**TO BE DONE**
Leave out the pictures and transcribe everything else exactly.
'''
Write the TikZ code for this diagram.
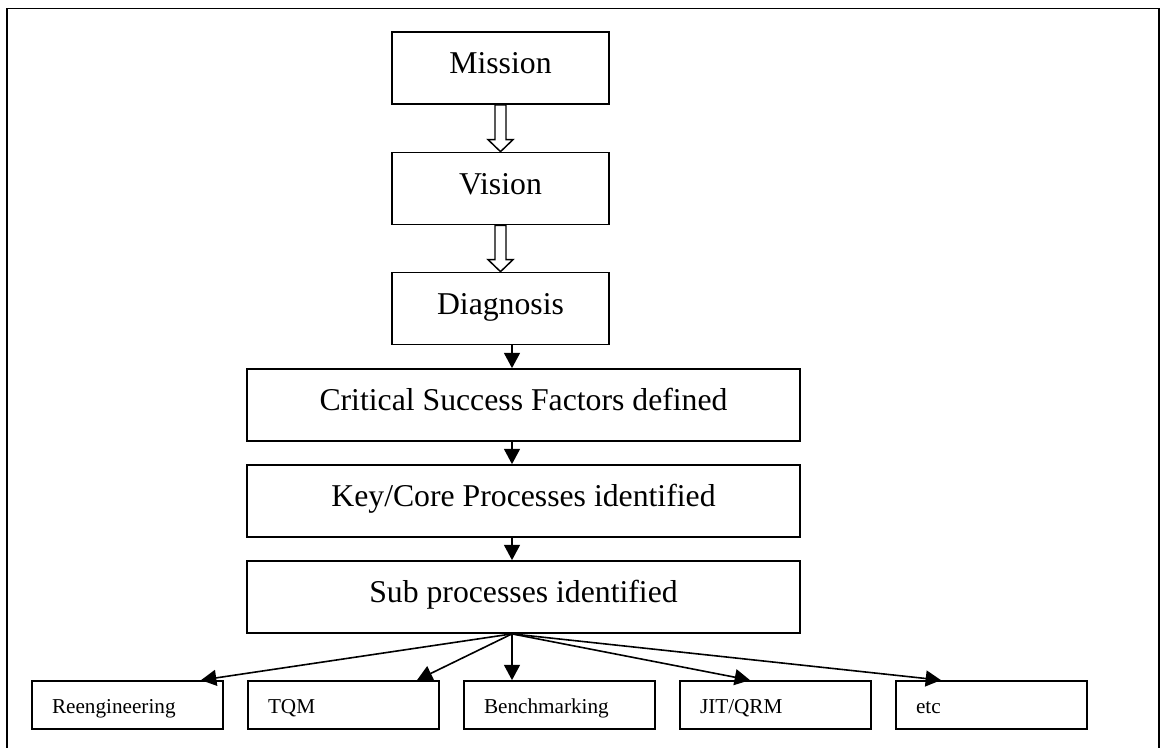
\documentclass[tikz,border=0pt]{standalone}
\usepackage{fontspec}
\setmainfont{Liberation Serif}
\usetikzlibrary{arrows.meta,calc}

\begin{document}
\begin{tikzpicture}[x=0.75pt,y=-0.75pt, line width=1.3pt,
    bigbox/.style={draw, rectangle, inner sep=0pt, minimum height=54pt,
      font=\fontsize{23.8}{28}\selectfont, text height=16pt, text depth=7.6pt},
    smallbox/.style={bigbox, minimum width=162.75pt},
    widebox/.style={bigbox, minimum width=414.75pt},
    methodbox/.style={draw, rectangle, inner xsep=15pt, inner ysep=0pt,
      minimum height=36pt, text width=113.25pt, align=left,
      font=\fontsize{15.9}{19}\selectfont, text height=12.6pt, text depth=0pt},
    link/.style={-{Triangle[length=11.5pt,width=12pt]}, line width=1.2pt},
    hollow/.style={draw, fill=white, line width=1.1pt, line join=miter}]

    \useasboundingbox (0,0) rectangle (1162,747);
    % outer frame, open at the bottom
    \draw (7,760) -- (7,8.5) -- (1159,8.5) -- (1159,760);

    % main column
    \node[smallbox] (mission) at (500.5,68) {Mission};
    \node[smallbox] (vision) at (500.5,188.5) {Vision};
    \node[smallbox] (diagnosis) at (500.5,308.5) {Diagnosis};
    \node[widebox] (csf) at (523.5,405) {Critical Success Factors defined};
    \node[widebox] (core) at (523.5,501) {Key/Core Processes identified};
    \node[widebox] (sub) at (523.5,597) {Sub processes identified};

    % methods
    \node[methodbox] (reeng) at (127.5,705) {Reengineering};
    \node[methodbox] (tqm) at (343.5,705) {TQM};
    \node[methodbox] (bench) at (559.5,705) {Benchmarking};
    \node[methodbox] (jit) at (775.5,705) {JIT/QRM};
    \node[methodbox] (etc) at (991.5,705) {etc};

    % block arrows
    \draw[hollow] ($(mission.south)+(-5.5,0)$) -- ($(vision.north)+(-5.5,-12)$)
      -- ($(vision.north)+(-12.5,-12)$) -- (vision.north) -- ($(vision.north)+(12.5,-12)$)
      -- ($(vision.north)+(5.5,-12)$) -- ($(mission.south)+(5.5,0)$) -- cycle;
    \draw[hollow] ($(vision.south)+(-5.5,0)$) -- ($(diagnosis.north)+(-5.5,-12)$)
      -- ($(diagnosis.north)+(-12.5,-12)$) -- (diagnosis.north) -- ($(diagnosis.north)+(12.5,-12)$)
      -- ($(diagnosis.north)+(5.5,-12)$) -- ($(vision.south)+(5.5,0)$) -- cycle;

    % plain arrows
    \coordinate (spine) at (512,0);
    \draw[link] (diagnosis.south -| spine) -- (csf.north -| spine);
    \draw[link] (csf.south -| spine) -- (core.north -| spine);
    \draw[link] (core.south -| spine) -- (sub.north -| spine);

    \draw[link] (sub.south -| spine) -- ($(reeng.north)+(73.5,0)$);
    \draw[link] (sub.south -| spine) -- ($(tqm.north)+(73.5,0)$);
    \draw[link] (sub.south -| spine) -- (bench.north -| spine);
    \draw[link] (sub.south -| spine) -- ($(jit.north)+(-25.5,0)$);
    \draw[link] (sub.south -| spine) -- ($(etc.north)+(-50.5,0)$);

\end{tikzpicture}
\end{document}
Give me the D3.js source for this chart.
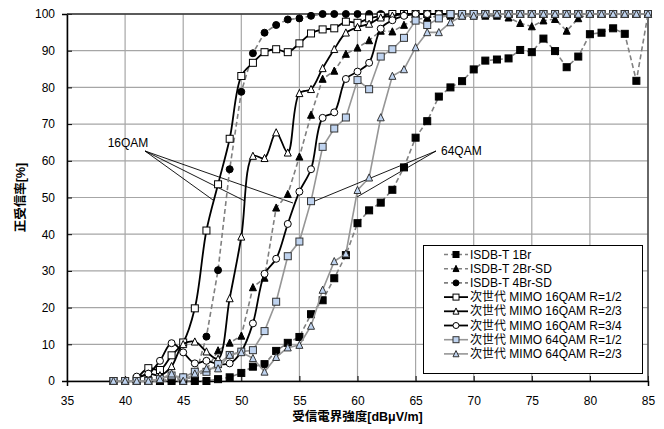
'''
**EXERCISE OUTPUT**
Write the TikZ code for this diagram.
\documentclass[tikz,border=0pt]{standalone}
\usepackage{fontspec}
\setmainfont{Liberation Serif}
\usetikzlibrary{arrows.meta,calc}

\begin{document}
\begin{tikzpicture}[x=0.75pt,y=-0.75pt, line width=1.3pt,
    bigbox/.style={draw, rectangle, inner sep=0pt, minimum height=54pt,
      font=\fontsize{23.8}{28}\selectfont, text height=16pt, text depth=7.6pt},
    smallbox/.style={bigbox, minimum width=162.75pt},
    widebox/.style={bigbox, minimum width=414.75pt},
    methodbox/.style={draw, rectangle, inner xsep=15pt, inner ysep=0pt,
      minimum height=36pt, text width=113.25pt, align=left,
      font=\fontsize{15.9}{19}\selectfont, text height=12.6pt, text depth=0pt},
    link/.style={-{Triangle[length=11.5pt,width=12pt]}, line width=1.2pt},
    hollow/.style={draw, fill=white, line width=1.1pt, line join=miter}]

    \useasboundingbox (0,0) rectangle (1162,747);
    % outer frame, open at the bottom
    \draw (7,760) -- (7,8.5) -- (1159,8.5) -- (1159,760);

    % main column
    \node[smallbox] (mission) at (500.5,68) {Mission};
    \node[smallbox] (vision) at (500.5,188.5) {Vision};
    \node[smallbox] (diagnosis) at (500.5,308.5) {Diagnosis};
    \node[widebox] (csf) at (523.5,405) {Critical Success Factors defined};
    \node[widebox] (core) at (523.5,501) {Key/Core Processes identified};
    \node[widebox] (sub) at (523.5,597) {Sub processes identified};

    % methods
    \node[methodbox] (reeng) at (127.5,705) {Reengineering};
    \node[methodbox] (tqm) at (343.5,705) {TQM};
    \node[methodbox] (bench) at (559.5,705) {Benchmarking};
    \node[methodbox] (jit) at (775.5,705) {JIT/QRM};
    \node[methodbox] (etc) at (991.5,705) {etc};

    % block arrows
    \draw[hollow] ($(mission.south)+(-5.5,0)$) -- ($(vision.north)+(-5.5,-12)$)
      -- ($(vision.north)+(-12.5,-12)$) -- (vision.north) -- ($(vision.north)+(12.5,-12)$)
      -- ($(vision.north)+(5.5,-12)$) -- ($(mission.south)+(5.5,0)$) -- cycle;
    \draw[hollow] ($(vision.south)+(-5.5,0)$) -- ($(diagnosis.north)+(-5.5,-12)$)
      -- ($(diagnosis.north)+(-12.5,-12)$) -- (diagnosis.north) -- ($(diagnosis.north)+(12.5,-12)$)
      -- ($(diagnosis.north)+(5.5,-12)$) -- ($(vision.south)+(5.5,0)$) -- cycle;

    % plain arrows
    \coordinate (spine) at (512,0);
    \draw[link] (diagnosis.south -| spine) -- (csf.north -| spine);
    \draw[link] (csf.south -| spine) -- (core.north -| spine);
    \draw[link] (core.south -| spine) -- (sub.north -| spine);

    \draw[link] (sub.south -| spine) -- ($(reeng.north)+(73.5,0)$);
    \draw[link] (sub.south -| spine) -- ($(tqm.north)+(73.5,0)$);
    \draw[link] (sub.south -| spine) -- (bench.north -| spine);
    \draw[link] (sub.south -| spine) -- ($(jit.north)+(-25.5,0)$);
    \draw[link] (sub.south -| spine) -- ($(etc.north)+(-50.5,0)$);

\end{tikzpicture}
\end{document}
Give me the D3.js source for this chart.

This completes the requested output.